Sì, insieme Harry e Peter formano una squadra formidabile. Sì, sanno migliorarsi, controllarsi e pararsi il culo a vicenda nel modo più esemplare. E sì, ovviamente vederli così riempie Mary Jane di gioia.
Per sfortuna, le mirabilia della loro fratellanza si estendono anche al regno dello scherzo e dell'insulto: quando decidono di rompere le palle all'altro (Dio non voglia arrivare alle mani, per il bene della città), non c'è "ma" che tenga. E le figuracce fioccano.
Stavolta il trio cena fuori.
«Hey, ladro!»
«Cosa?»
«Quella fetta era mia.»
«E' pizza al salame... son fette tutte uguali.»
«No, ottozampe: quella ha più formaggio. Ridammela.»
Negli occhi di Peter si accende una luce. «Senti, gnomo...»
«Gnomo
Con un sorriso indisponente, Pete stacca un morso dalla fetta, masticando di gusto. «Ormai è mia. Spiacente.»
Senza preavviso, sopra il tavolino del fast food partono forchettate che sembrano colpi di sciabola; la fetta prende il volo per finire in mano a Harry, che assaggia. «Hmm, buona.»

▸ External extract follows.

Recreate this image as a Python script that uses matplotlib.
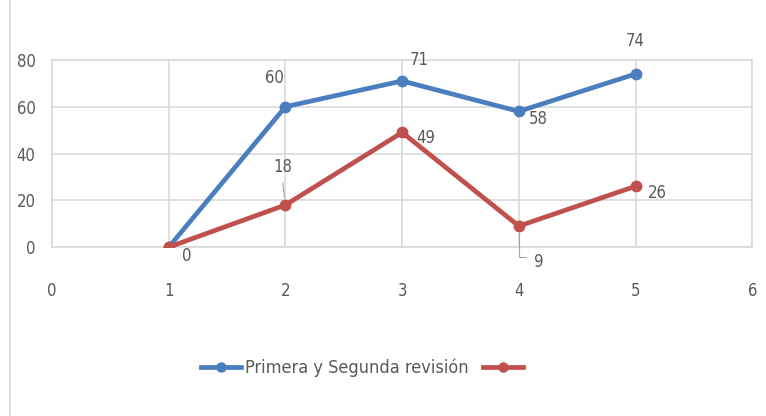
import matplotlib
matplotlib.use("Agg")
import matplotlib.pyplot as plt
from matplotlib.lines import Line2D

plt.rcParams['font.family'] = ['DejaVu Sans']
plt.rcParams['font.stretch'] = 'condensed'

x_vals = [1, 2, 3, 4, 5]
serie_1 = [0, 60, 71, 58, 74]
serie_2 = [0, 18, 49, 9, 26]
nombre_1 = "Primera y Segunda revisión"
nombre_2 = ""
x_ticks = [0, 1, 2, 3, 4, 5, 6]
y_ticks = [0, 20, 40, 60, 80]

azul = '#4a7ebf'
rojo = '#c0504d'
gris = '#595959'

fig = plt.figure(figsize=(7.66, 4.16), dpi=100)
ax = fig.add_axes([0.068, 0.406, 0.914, 0.45])

ax.plot(x_vals, serie_1, color=azul, lw=3.4, marker='o', ms=7.5, zorder=3)
ax.plot(x_vals, serie_2, color=rojo, lw=3.4, marker='o', ms=7.5, zorder=3)

# etiquetas de datos (offsets en puntos)
off_1 = [(8, -10), (-8, 21), (12, 15), (14, -5.5), (0, 24)]
off_2 = [(13, -6.5), (-2, 27), (17, -4), (14, -26), (16, -5)]
for xi, yi, (dx, dy) in zip(x_vals, serie_1, off_1):
    if xi == 1:
        continue
    ax.annotate(str(yi), (xi, yi), xytext=(dx, dy), textcoords='offset points',
                ha='center', va='center', fontsize=12, color=gris)
for xi, yi, (dx, dy) in zip(x_vals, serie_2, off_2):
    ax.annotate(str(yi), (xi, yi), xytext=(dx, dy), textcoords='offset points',
                ha='center', va='center', fontsize=12, color=gris)

# lineas guia de las etiquetas 18 y 9
ax.annotate('', (2, 18), xytext=(-2, 16), textcoords='offset points',
            arrowprops=dict(arrowstyle='-', color='#a6a6a6', lw=0.8, shrinkA=0, shrinkB=5))
ax.annotate('', (4, 9), xytext=(5, -22), textcoords='offset points',
            arrowprops=dict(arrowstyle='-', color='#a6a6a6', lw=0.8, shrinkA=0, shrinkB=5,
                            connectionstyle='angle,angleA=0,angleB=90,rad=0'))

ax.set_xlim(0, 6)
ax.set_ylim(0, 80)
ax.set_xticks(x_ticks)
ax.set_yticks(y_ticks)
ax.grid(True, color='#d9d9d9', lw=1.2)
ax.set_axisbelow(True)
for s in ax.spines.values():
    s.set_color('#d9d9d9')
    s.set_linewidth(1.2)
ax.tick_params(length=0, labelsize=12, colors=gris)
ax.tick_params(axis='x', pad=25)
ax.tick_params(axis='y', pad=12)

handles = [Line2D([], [], color=azul, lw=3.4, marker='o', ms=6.5),
           Line2D([], [], color=rojo, lw=3.4, marker='o', ms=6.5)]
fig.legend(handles, [nombre_1, nombre_2], loc='center', bbox_to_anchor=(0.475, 0.115),
           ncol=2, frameon=False, fontsize=13, labelcolor=gris,
           handlelength=2.2, handletextpad=0.2, columnspacing=0.8)

fig.add_artist(Line2D([0.013, 0.013], [0, 1], color='#d9d9d9', lw=1.2))

fig.savefig('out.png', dpi=100)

Al secondo boccone, però, una ragnatela discreta gliel'ha fregata.
«Graziee.»
«Brutto arrampicamuri figlio di una buona–» fa Harry, prendendo una manciata di popcorn per munizione e alzandosi in piedi.
Li fissa mezzo locale.
MJ si copre la faccia, incredula. «Non esco più con voi due.»